_DATA RECORDS_
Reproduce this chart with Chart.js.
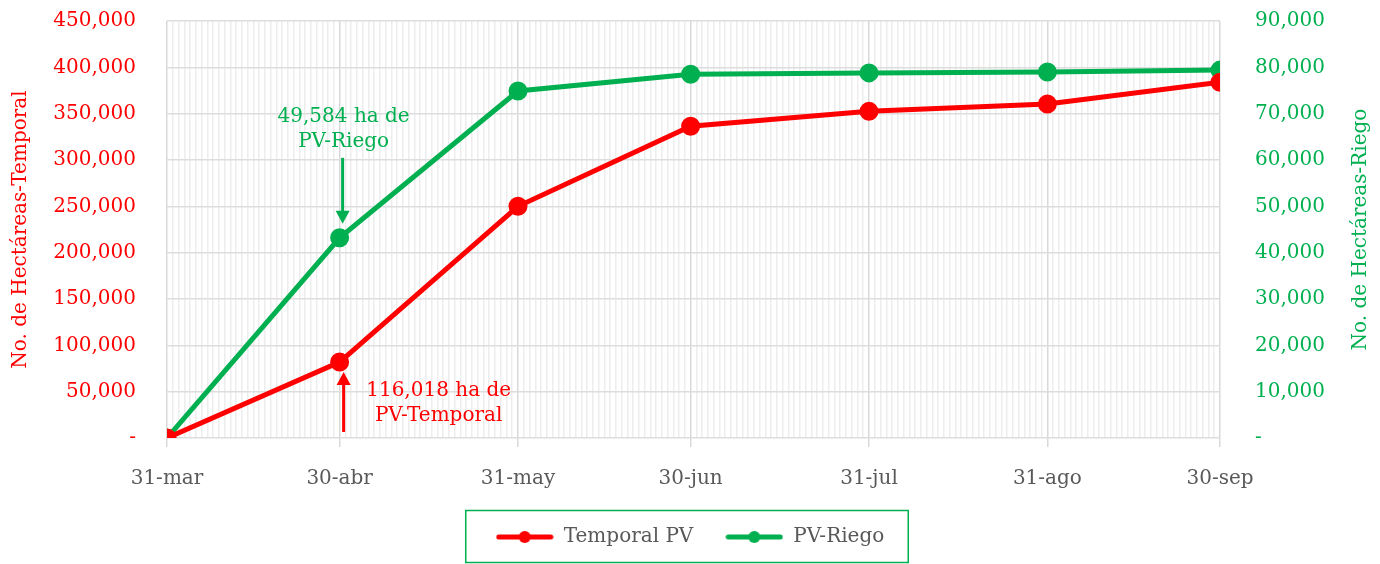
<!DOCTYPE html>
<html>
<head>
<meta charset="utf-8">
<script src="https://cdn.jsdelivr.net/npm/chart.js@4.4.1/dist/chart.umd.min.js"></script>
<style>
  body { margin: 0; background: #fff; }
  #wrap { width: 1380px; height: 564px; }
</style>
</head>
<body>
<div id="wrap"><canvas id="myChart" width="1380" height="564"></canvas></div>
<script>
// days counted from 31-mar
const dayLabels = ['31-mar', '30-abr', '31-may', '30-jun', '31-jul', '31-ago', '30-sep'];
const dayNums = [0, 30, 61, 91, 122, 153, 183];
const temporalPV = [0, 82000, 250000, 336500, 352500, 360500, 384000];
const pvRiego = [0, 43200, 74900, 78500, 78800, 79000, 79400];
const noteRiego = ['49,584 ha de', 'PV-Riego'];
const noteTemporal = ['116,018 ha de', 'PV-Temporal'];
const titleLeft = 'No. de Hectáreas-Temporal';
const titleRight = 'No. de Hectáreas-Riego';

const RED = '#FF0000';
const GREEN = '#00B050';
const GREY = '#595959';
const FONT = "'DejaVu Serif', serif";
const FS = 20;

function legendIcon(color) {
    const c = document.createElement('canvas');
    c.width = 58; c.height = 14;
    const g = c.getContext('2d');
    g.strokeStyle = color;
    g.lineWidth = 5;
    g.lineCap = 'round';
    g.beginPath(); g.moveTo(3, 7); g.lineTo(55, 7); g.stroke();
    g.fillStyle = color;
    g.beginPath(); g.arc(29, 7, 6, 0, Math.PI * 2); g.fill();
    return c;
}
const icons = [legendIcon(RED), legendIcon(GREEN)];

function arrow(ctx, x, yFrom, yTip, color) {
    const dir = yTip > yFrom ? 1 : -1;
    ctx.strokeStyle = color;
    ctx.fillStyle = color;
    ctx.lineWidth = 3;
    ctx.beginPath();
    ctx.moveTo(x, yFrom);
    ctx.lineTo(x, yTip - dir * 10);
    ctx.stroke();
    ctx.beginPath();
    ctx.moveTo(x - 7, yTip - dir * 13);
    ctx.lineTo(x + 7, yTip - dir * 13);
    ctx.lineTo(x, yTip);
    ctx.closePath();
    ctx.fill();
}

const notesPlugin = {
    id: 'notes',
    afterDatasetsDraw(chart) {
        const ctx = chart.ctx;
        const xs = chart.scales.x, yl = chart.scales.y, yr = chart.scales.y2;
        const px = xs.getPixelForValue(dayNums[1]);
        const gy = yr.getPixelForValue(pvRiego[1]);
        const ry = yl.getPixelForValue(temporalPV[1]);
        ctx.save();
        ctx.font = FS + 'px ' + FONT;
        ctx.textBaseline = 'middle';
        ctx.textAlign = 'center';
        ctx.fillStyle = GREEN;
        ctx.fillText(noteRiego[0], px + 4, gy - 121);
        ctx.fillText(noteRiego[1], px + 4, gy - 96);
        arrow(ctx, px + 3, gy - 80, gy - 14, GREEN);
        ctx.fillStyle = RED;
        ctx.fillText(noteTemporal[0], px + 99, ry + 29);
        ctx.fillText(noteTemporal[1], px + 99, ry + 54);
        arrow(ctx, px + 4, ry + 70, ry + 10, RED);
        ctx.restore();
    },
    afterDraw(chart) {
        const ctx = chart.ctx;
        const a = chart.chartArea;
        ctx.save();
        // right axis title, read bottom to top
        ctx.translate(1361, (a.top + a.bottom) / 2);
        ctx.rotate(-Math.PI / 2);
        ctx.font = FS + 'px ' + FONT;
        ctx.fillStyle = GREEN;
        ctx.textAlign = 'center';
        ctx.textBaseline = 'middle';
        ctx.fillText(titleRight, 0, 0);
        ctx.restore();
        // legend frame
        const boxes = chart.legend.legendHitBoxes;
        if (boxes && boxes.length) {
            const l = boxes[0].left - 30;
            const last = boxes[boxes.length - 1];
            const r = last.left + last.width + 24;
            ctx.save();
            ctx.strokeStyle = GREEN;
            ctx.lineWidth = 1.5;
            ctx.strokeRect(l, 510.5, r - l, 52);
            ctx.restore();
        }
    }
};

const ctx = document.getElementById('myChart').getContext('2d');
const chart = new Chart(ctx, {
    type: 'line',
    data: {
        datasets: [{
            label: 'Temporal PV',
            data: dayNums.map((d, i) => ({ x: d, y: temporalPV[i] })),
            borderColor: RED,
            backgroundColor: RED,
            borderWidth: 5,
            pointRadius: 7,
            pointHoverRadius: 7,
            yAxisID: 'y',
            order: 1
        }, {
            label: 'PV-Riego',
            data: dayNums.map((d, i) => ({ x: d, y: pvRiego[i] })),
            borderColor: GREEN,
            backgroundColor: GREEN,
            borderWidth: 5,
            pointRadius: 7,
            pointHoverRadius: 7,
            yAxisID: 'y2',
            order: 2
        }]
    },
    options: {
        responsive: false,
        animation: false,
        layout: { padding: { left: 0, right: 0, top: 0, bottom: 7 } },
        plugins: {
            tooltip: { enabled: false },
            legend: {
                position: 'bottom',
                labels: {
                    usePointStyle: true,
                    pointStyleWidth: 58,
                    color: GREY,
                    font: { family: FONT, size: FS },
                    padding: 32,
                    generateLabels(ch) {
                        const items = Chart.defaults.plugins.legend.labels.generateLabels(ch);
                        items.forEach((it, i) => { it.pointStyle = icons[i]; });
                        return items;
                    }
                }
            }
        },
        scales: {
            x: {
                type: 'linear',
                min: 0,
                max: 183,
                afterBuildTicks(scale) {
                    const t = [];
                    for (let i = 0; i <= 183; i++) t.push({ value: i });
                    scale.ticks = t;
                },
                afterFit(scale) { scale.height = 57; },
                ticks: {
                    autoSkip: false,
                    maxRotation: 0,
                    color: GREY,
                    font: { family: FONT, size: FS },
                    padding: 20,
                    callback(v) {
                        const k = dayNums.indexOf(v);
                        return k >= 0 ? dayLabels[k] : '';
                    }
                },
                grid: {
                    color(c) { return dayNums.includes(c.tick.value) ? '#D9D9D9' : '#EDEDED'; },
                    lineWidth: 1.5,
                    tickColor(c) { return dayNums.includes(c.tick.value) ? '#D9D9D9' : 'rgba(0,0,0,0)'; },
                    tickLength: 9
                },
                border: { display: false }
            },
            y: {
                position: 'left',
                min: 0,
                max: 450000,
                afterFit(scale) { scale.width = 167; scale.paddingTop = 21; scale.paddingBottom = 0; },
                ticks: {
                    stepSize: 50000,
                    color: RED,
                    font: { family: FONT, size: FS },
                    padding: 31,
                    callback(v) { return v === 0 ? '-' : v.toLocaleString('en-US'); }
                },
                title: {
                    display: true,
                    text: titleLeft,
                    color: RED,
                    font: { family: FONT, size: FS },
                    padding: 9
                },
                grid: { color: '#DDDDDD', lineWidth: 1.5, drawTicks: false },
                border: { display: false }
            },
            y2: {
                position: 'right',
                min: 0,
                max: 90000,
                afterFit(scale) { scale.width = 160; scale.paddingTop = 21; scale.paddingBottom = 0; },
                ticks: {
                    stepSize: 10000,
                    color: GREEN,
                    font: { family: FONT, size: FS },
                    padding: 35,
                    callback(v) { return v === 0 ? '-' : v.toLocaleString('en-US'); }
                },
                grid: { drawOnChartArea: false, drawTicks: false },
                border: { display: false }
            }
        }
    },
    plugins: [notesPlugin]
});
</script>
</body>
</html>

==

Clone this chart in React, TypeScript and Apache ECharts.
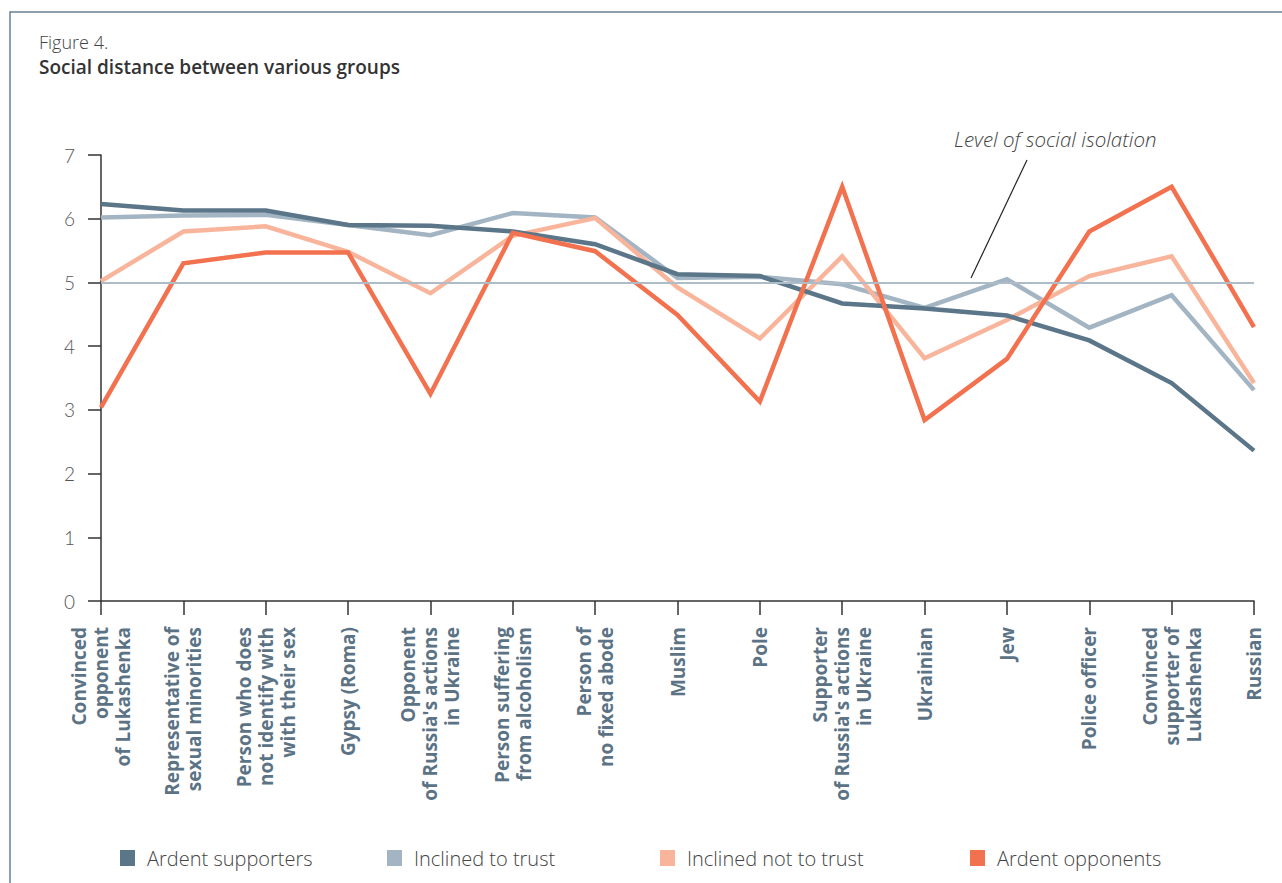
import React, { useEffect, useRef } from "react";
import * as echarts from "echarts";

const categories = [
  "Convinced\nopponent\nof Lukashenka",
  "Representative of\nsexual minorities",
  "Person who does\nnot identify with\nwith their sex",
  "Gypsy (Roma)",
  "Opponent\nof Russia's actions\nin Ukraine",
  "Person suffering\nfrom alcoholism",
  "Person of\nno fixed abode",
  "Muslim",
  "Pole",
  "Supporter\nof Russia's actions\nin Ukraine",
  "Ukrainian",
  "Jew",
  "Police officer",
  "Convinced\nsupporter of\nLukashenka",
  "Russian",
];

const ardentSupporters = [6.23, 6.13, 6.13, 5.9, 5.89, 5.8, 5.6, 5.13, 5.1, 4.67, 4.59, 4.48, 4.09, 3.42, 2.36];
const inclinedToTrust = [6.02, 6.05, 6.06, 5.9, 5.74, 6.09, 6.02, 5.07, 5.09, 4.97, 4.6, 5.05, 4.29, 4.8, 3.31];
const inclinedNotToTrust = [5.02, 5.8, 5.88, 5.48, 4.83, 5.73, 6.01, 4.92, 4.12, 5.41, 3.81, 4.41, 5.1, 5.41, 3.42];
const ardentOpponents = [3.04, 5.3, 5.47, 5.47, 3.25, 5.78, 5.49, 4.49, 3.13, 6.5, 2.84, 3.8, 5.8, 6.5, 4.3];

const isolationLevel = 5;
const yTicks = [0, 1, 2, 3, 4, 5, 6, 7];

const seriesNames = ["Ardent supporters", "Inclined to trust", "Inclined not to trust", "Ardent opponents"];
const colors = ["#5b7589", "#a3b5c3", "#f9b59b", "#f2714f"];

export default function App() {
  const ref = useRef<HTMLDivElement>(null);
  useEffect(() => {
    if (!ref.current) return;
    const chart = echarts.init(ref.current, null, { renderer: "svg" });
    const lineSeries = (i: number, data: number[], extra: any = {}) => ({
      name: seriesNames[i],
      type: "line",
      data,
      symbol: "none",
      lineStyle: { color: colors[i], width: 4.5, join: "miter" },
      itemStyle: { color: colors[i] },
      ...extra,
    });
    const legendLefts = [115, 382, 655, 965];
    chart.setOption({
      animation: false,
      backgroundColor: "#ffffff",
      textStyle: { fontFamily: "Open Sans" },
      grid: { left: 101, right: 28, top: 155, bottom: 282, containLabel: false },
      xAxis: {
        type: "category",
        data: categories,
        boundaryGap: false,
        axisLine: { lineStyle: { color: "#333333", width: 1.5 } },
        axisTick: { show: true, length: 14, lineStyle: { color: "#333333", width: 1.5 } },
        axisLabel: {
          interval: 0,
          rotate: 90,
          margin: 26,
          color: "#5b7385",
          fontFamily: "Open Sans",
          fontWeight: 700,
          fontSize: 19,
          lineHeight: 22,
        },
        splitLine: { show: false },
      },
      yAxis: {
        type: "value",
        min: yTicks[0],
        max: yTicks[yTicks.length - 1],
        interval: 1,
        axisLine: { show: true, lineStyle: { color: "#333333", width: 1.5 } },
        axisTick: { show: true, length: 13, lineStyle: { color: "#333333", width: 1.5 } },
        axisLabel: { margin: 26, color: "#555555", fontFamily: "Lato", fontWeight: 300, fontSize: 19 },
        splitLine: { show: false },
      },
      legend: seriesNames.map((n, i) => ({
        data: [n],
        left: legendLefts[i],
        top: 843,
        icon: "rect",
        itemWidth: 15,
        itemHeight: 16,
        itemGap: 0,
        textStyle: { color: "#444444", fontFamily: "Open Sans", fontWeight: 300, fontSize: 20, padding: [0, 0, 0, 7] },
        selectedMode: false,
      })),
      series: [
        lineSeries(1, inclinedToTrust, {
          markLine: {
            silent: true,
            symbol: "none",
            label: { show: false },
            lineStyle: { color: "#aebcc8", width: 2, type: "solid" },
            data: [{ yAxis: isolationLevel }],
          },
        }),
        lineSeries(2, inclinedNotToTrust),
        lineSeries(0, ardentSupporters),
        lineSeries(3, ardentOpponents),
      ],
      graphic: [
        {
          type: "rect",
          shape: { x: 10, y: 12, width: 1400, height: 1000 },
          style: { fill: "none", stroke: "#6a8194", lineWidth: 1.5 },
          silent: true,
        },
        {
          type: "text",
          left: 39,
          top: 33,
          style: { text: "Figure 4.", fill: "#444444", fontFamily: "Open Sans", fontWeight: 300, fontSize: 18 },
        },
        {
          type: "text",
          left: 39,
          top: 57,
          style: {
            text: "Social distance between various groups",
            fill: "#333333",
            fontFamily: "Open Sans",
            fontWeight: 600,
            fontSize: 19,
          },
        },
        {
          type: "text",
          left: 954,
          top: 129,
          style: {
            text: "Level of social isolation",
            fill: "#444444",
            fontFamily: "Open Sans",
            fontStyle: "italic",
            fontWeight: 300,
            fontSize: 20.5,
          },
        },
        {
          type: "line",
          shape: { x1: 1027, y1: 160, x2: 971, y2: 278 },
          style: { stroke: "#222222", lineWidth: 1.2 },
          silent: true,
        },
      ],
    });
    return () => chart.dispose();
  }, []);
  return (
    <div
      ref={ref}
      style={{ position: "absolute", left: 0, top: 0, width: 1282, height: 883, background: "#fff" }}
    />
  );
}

_PROBLEM REQUIREMENTS_
Extract from the material above the stretch running from the line containing "Reproduce this chart with Chart.js." through the line containing "const titleRight = 'No. de Hectáreas-Riego';". Keep the text exact and the pictures out.

_OUTPUT_
Reproduce this chart with Chart.js.
<!DOCTYPE html>
<html>
<head>
<meta charset="utf-8">
<script src="https://cdn.jsdelivr.net/npm/chart.js@4.4.1/dist/chart.umd.min.js"></script>
<style>
  body { margin: 0; background: #fff; }
  #wrap { width: 1380px; height: 564px; }
</style>
</head>
<body>
<div id="wrap"><canvas id="myChart" width="1380" height="564"></canvas></div>
<script>
// days counted from 31-mar
const dayLabels = ['31-mar', '30-abr', '31-may', '30-jun', '31-jul', '31-ago', '30-sep'];
const dayNums = [0, 30, 61, 91, 122, 153, 183];
const temporalPV = [0, 82000, 250000, 336500, 352500, 360500, 384000];
const pvRiego = [0, 43200, 74900, 78500, 78800, 79000, 79400];
const noteRiego = ['49,584 ha de', 'PV-Riego'];
const noteTemporal = ['116,018 ha de', 'PV-Temporal'];
const titleLeft = 'No. de Hectáreas-Temporal';
const titleRight = 'No. de Hectáreas-Riego';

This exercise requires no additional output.